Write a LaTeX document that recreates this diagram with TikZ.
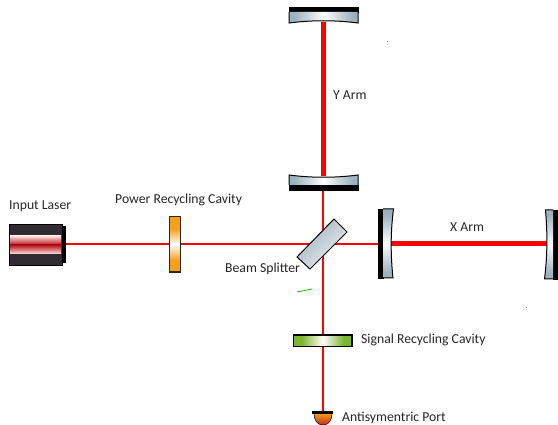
\documentclass[tikz,border=0pt]{standalone}
\usepackage{fontspec}
\setmainfont{Carlito}
\definecolor{steel}{HTML}{9DB2C0}
\definecolor{leaf}{HTML}{7DB52F}
\definecolor{amber}{HTML}{F9A01B}
\definecolor{body}{HTML}{2F2B31}
\definecolor{deepred}{HTML}{B5121B}
\definecolor{rust}{HTML}{C0301A}
\pgfdeclarehorizontalshading{mwsteel}{100bp}{color(0bp)=(steel); color(29bp)=(steel); color(50bp)=(white); color(71bp)=(steel); color(100bp)=(steel)}
\pgfdeclarehorizontalshading{mwamber}{100bp}{color(0bp)=(amber); color(36bp)=(amber); color(50bp)=(white); color(64bp)=(amber); color(100bp)=(amber)}
\pgfdeclarehorizontalshading{mwleaf}{100bp}{color(0bp)=(leaf); color(32bp)=(leaf); color(50bp)=(white); color(68bp)=(leaf); color(100bp)=(leaf)}
\begin{document}
\begin{tikzpicture}[x=1pt,y=-1pt,
  lbl/.style={inner sep=0pt,anchor=base west,font=\fontsize{13.7}{15}\selectfont,text=black!85},
  thickbeam/.style={draw=red,line width=5pt},
  midbeam/.style={draw=red,line width=2.6pt},
  thinbeam/.style={draw=red,line width=1.8pt},
  glass/.style={draw=black,line width=1pt},
  blackpart/.style={fill=black,draw=black,line width=.6pt},
  glassh/.style={shading=mwsteel,shading angle=0},
  glassv/.style={shading=mwsteel,shading angle=90}]
\useasboundingbox (0,0) rectangle (558,425);
% coordinates for beams
\coordinate (yend) at (323.5,22);
\coordinate (yin) at (323.5,176);
\coordinate (xin) at (391,244);
\coordinate (xend) at (547,244);
\coordinate (bsy) at (323,190);
\coordinate (bsx) at (181,244);
\coordinate (xinl) at (378,244);
\coordinate (lout) at (65,244);
\coordinate (prl) at (169,244);
\coordinate (srt) at (323,335);
\coordinate (srb) at (323,347);
\coordinate (port) at (323,411);
% beams
\draw[thickbeam] (yend) -- (yin);
\draw[thickbeam] (xin) -- (xend);
\draw[midbeam] (bsy) -- (srt);
\draw[midbeam] (bsx) -- (xinl);
\draw[thinbeam] (lout) -- (prl);
\draw[thinbeam] (srb) -- (port);
% laser
\fill[body] (9,224) rectangle (62,265);
\draw[black,line width=.8pt] (9,224) rectangle (62,265);
\shade[top color=red!12!white,bottom color=deepred] (10,236) rectangle (61,245);
\shade[top color=deepred,bottom color=red!12!white] (10,245) rectangle (61,254);
\fill[black] (62,226) rectangle (65.5,263);
% power recycling
\shade[shading=mwamber,shading angle=90] (169.5,216.5) rectangle (180.5,272);
\draw[black!85,line width=1.2pt] (169.5,216.5) rectangle (180.5,272);
% Y end mirror
\fill[blackpart] (289,7) rectangle (358,12);
\shade[glassh] (289,12) -- (358,12) -- (358,23) .. controls (335,20) and (312,20) .. (289,23) -- cycle;
\draw[glass] (289,12) -- (289,23) .. controls (312,20) and (335,20) .. (358,23) -- (358,12);
% Y input mirror
\fill[blackpart] (289,185) rectangle (358,190);
\shade[glassh] (289,175) .. controls (312,178) and (335,178) .. (358,175) -- (358,185) -- (289,185) -- cycle;
\draw[glass] (289,185) -- (289,175) .. controls (312,178) and (335,178) .. (358,175) -- (358,185);
% X input mirror
\fill[blackpart] (378,209) rectangle (383,278);
\shade[glassv] (383,209) -- (393.5,209) .. controls (390.5,232) and (390.5,255) .. (393,278) -- (383,278) -- cycle;
\draw[glass] (383,209) -- (393.5,209) .. controls (390.5,232) and (390.5,255) .. (393,278) -- (383,278);
% X end mirror
\fill[blackpart] (553,210) rectangle (558,279);
\shade[glassv] (553,210) -- (545.5,210) .. controls (547.5,233) and (547.5,256) .. (544.5,279) -- (553,279) -- cycle;
\draw[glass] (553,210) -- (545.5,210) .. controls (547.5,233) and (547.5,256) .. (544.5,279) -- (553,279);
% beam splitter
\shade[left color=steel,right color=black!6,shading angle=45]
  (334,219) -- (347,232) -- (310,269) -- (297,257) -- cycle;
\draw[black,line width=1pt] (334,219) -- (347,232) -- (310,269) -- (297,257) -- cycle;
% signal recycling
\shade[shading=mwleaf,shading angle=0] (293.5,335) rectangle (352,346.5);
\draw[black,line width=1.2pt] (293.5,335) rectangle (352,346.5);
% port
\shade[top color=amber,bottom color=rust]
  (314,413) -- (332,413) .. controls (332,420) and (329,425) .. (323,425) .. controls (317,425) and (314,420) .. (314,413) -- cycle;
\draw[black,line width=.5pt] (314,413) .. controls (314,420) and (317,425) .. (323,425) .. controls (329,425) and (332,420) .. (332,413);
\fill[black] (312,411) rectangle (333,414);
% stray marks
\draw[green!75!black,line width=.7pt] (297,292) -- (312,289);
\fill[black!50] (387,41) rectangle (388,42);
\fill[black!50] (526,307.5) rectangle (527,308.5);
% labels
\node[lbl] (t1) at (9,210) {Input Laser};
\node[lbl] (t2) at (115,204) {Power Recycling Cavity};
\node[lbl] (t3) at (333,100) {Y Arm};
\node[lbl] (t4) at (450,232) {X Arm};
\node[lbl] (t5) at (225,273) {Beam Splitter};
\node[lbl] (t6) at (361,343.5) {Signal Recycling Cavity};
\node[lbl] (t7) at (342,421) {Antisymentric Port};
\end{tikzpicture}
\end{document}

□ □ □ □ □

• [Brief]: Repeat the material above verbatim. Leave the pictures behind.

• [The solution]:
Write a LaTeX document that recreates this diagram with TikZ.
\documentclass[tikz,border=0pt]{standalone}
\usepackage{fontspec}
\setmainfont{Carlito}
\definecolor{steel}{HTML}{9DB2C0}
\definecolor{leaf}{HTML}{7DB52F}
\definecolor{amber}{HTML}{F9A01B}
\definecolor{body}{HTML}{2F2B31}
\definecolor{deepred}{HTML}{B5121B}
\definecolor{rust}{HTML}{C0301A}
\pgfdeclarehorizontalshading{mwsteel}{100bp}{color(0bp)=(steel); color(29bp)=(steel); color(50bp)=(white); color(71bp)=(steel); color(100bp)=(steel)}
\pgfdeclarehorizontalshading{mwamber}{100bp}{color(0bp)=(amber); color(36bp)=(amber); color(50bp)=(white); color(64bp)=(amber); color(100bp)=(amber)}
\pgfdeclarehorizontalshading{mwleaf}{100bp}{color(0bp)=(leaf); color(32bp)=(leaf); color(50bp)=(white); color(68bp)=(leaf); color(100bp)=(leaf)}
\begin{document}
\begin{tikzpicture}[x=1pt,y=-1pt,
  lbl/.style={inner sep=0pt,anchor=base west,font=\fontsize{13.7}{15}\selectfont,text=black!85},
  thickbeam/.style={draw=red,line width=5pt},
  midbeam/.style={draw=red,line width=2.6pt},
  thinbeam/.style={draw=red,line width=1.8pt},
  glass/.style={draw=black,line width=1pt},
  blackpart/.style={fill=black,draw=black,line width=.6pt},
  glassh/.style={shading=mwsteel,shading angle=0},
  glassv/.style={shading=mwsteel,shading angle=90}]
\useasboundingbox (0,0) rectangle (558,425);
% coordinates for beams
\coordinate (yend) at (323.5,22);
\coordinate (yin) at (323.5,176);
\coordinate (xin) at (391,244);
\coordinate (xend) at (547,244);
\coordinate (bsy) at (323,190);
\coordinate (bsx) at (181,244);
\coordinate (xinl) at (378,244);
\coordinate (lout) at (65,244);
\coordinate (prl) at (169,244);
\coordinate (srt) at (323,335);
\coordinate (srb) at (323,347);
\coordinate (port) at (323,411);
% beams
\draw[thickbeam] (yend) -- (yin);
\draw[thickbeam] (xin) -- (xend);
\draw[midbeam] (bsy) -- (srt);
\draw[midbeam] (bsx) -- (xinl);
\draw[thinbeam] (lout) -- (prl);
\draw[thinbeam] (srb) -- (port);
% laser
\fill[body] (9,224) rectangle (62,265);
\draw[black,line width=.8pt] (9,224) rectangle (62,265);
\shade[top color=red!12!white,bottom color=deepred] (10,236) rectangle (61,245);
\shade[top color=deepred,bottom color=red!12!white] (10,245) rectangle (61,254);
\fill[black] (62,226) rectangle (65.5,263);
% power recycling
\shade[shading=mwamber,shading angle=90] (169.5,216.5) rectangle (180.5,272);
\draw[black!85,line width=1.2pt] (169.5,216.5) rectangle (180.5,272);
% Y end mirror
\fill[blackpart] (289,7) rectangle (358,12);
\shade[glassh] (289,12) -- (358,12) -- (358,23) .. controls (335,20) and (312,20) .. (289,23) -- cycle;
\draw[glass] (289,12) -- (289,23) .. controls (312,20) and (335,20) .. (358,23) -- (358,12);
% Y input mirror
\fill[blackpart] (289,185) rectangle (358,190);
\shade[glassh] (289,175) .. controls (312,178) and (335,178) .. (358,175) -- (358,185) -- (289,185) -- cycle;
\draw[glass] (289,185) -- (289,175) .. controls (312,178) and (335,178) .. (358,175) -- (358,185);
% X input mirror
\fill[blackpart] (378,209) rectangle (383,278);
\shade[glassv] (383,209) -- (393.5,209) .. controls (390.5,232) and (390.5,255) .. (393,278) -- (383,278) -- cycle;
\draw[glass] (383,209) -- (393.5,209) .. controls (390.5,232) and (390.5,255) .. (393,278) -- (383,278);
% X end mirror
\fill[blackpart] (553,210) rectangle (558,279);
\shade[glassv] (553,210) -- (545.5,210) .. controls (547.5,233) and (547.5,256) .. (544.5,279) -- (553,279) -- cycle;
\draw[glass] (553,210) -- (545.5,210) .. controls (547.5,233) and (547.5,256) .. (544.5,279) -- (553,279);
% beam splitter
\shade[left color=steel,right color=black!6,shading angle=45]
  (334,219) -- (347,232) -- (310,269) -- (297,257) -- cycle;
\draw[black,line width=1pt] (334,219) -- (347,232) -- (310,269) -- (297,257) -- cycle;
% signal recycling
\shade[shading=mwleaf,shading angle=0] (293.5,335) rectangle (352,346.5);
\draw[black,line width=1.2pt] (293.5,335) rectangle (352,346.5);
% port
\shade[top color=amber,bottom color=rust]
  (314,413) -- (332,413) .. controls (332,420) and (329,425) .. (323,425) .. controls (317,425) and (314,420) .. (314,413) -- cycle;
\draw[black,line width=.5pt] (314,413) .. controls (314,420) and (317,425) .. (323,425) .. controls (329,425) and (332,420) .. (332,413);
\fill[black] (312,411) rectangle (333,414);
% stray marks
\draw[green!75!black,line width=.7pt] (297,292) -- (312,289);
\fill[black!50] (387,41) rectangle (388,42);
\fill[black!50] (526,307.5) rectangle (527,308.5);
% labels
\node[lbl] (t1) at (9,210) {Input Laser};
\node[lbl] (t2) at (115,204) {Power Recycling Cavity};
\node[lbl] (t3) at (333,100) {Y Arm};
\node[lbl] (t4) at (450,232) {X Arm};
\node[lbl] (t5) at (225,273) {Beam Splitter};
\node[lbl] (t6) at (361,343.5) {Signal Recycling Cavity};
\node[lbl] (t7) at (342,421) {Antisymentric Port};
\end{tikzpicture}
\end{document}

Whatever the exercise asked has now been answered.